Killing the Cranes

After decades in Afghanistan, a Monitor journalist offers a memoir and field report.

Killing the Cranes: A Reporter’s Journey Through Three Decades of War in Afghanistan By Edward Girardet Chelsea Green 417 pp.

Probably no journalist understands the country known as Afghanistan better than Edward Girardet, who has written about events there for the Monitor and other publications since 1979. It is impossible to know from a distance whether Barack Obama, Hillary Rodham Clinton, George W. Bush, Condoleezza Rice, and other American foreign-policy decisionmakers have read Girardet’s reportage carefully, superficially, or not at all. But if they have read it carefully, then their military and diplomatic maneuvering on behalf of the United States make even less sense than previously.

Girardet is no foreign-policy ideologue – just the opposite, in fact. However, given his up-close observation combined with his unparalleled network of sources, he could logically come to no other conclusion than this: Any foreign interloper in Afghanistan will never “win” anything lasting or meaningful, whatever the goal. It is not a conclusion he shares joyfully, having risked his physical health, mental stability, and very life for 32 years to share such depressing news.

The meaning of the book’s title, Killing the Cranes, will not be immediately clear to the uninitiated. Yet it says so much in just three words. They come from a conversation Girardet had in March 2004 with Masood Khalili, a former resistance fighter then serving as Afghanistan’s ambassador to India. Siberian cranes are large birds that honk loudly during flight. Every March, they fly from the southern wetlands of Afghanistan to western Siberia and the Russian Arctic. Year after year, starting in 1978, Khalili had watched friends and enemies die during warfare within Afghanistan’s rugged borders. Now, in 2004, he was wondering why no cranes had migrated yet so late in March. He gazed silently upward, then said to Girardet, “Have we even killed all the cranes?”

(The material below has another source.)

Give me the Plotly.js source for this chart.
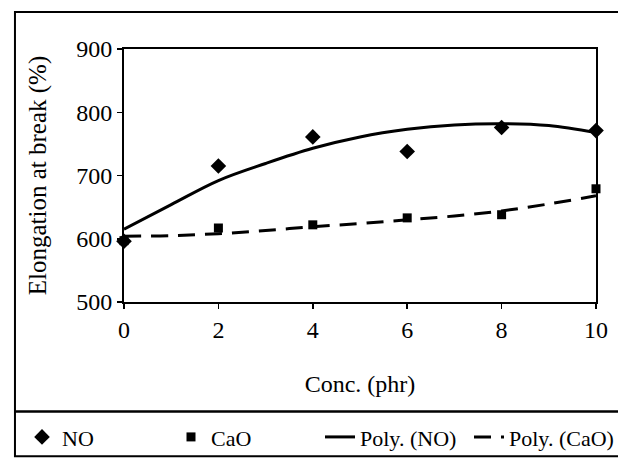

Girardet, like most authors, aspires to write definitive books. But he cannot do that with Afghanistan because, as he says, “there is nothing definitive about Afghanistan.” Historically and currently, Afghanistan still exists as an identifiable entity. It can be described as a land of deserts and mountains at the cusp of Central Asia (surrounded by present-day Pakistan, Iran, Turkmenistan, Uzbekistan, and Tajikistan), and the Indian subcontinent. But due to invasions against the amorphous ruling parties from within and outside national borders, stability in Afghanistan has been elusive, and life itself is more fraught than in most geographic locales. A centuries-old tradition of impressive hospitality to visitors has dissipated to a point where “basic humanity seems to have vanished,” as Girardet puts it in one of many, many haunting phrases.

Trying to understand such chaos is difficult for any of us – and even for the most skilled foreign correspondent. Yet Girardet is the most fair and accurate armchair guide a Westerner can consult. To ignore his accumulated wisdom is intellectually wasteful. Because the US government can be counted among the most recent invaders, up-to-date information is vital. Why was Bush – and why is Obama – so resistant to the fact that many, almost surely most, Afghans see Americans with weapons “as an unwelcome foreign occupation force”? Girardet’s book could lift the fog enveloping the White House, Pentagon, State Department, and Congressional policy decisions.

Part of the fog apparently derives from the failure of outsiders to understand that talking about Afghanistan in an undifferentiated manner is ludicrous. “I quickly grasped that every valley, district, province and region was distinct, with its own peculiar characteristics,” Girardet writes. “One could not assume that what one witnessed in one part of the country was the same as another.... All tribal, clan, and ethnic groups were different, so I made a point of traveling with diverse guerrilla factions throughout the southern, eastern, and northern parts of the country.”

As he travels through treacherous regions to gain accurate information, Girardet inserts himself into the narrative over and over, making the book into a war correspondent’s memoir as well as a third-person field report. He does so effectively, without apparent ego. “Killing the Cranes” deserves a large, thoughtful readership.

Perhaps if enough readers of influence pay attention, the Siberian cranes will return to fly peacefully in Afghan skies.

Steve Weinberg is a member of the National Book Critics Circle, author of eight nonfiction books, and an investigative reporter with 40 years’ experience.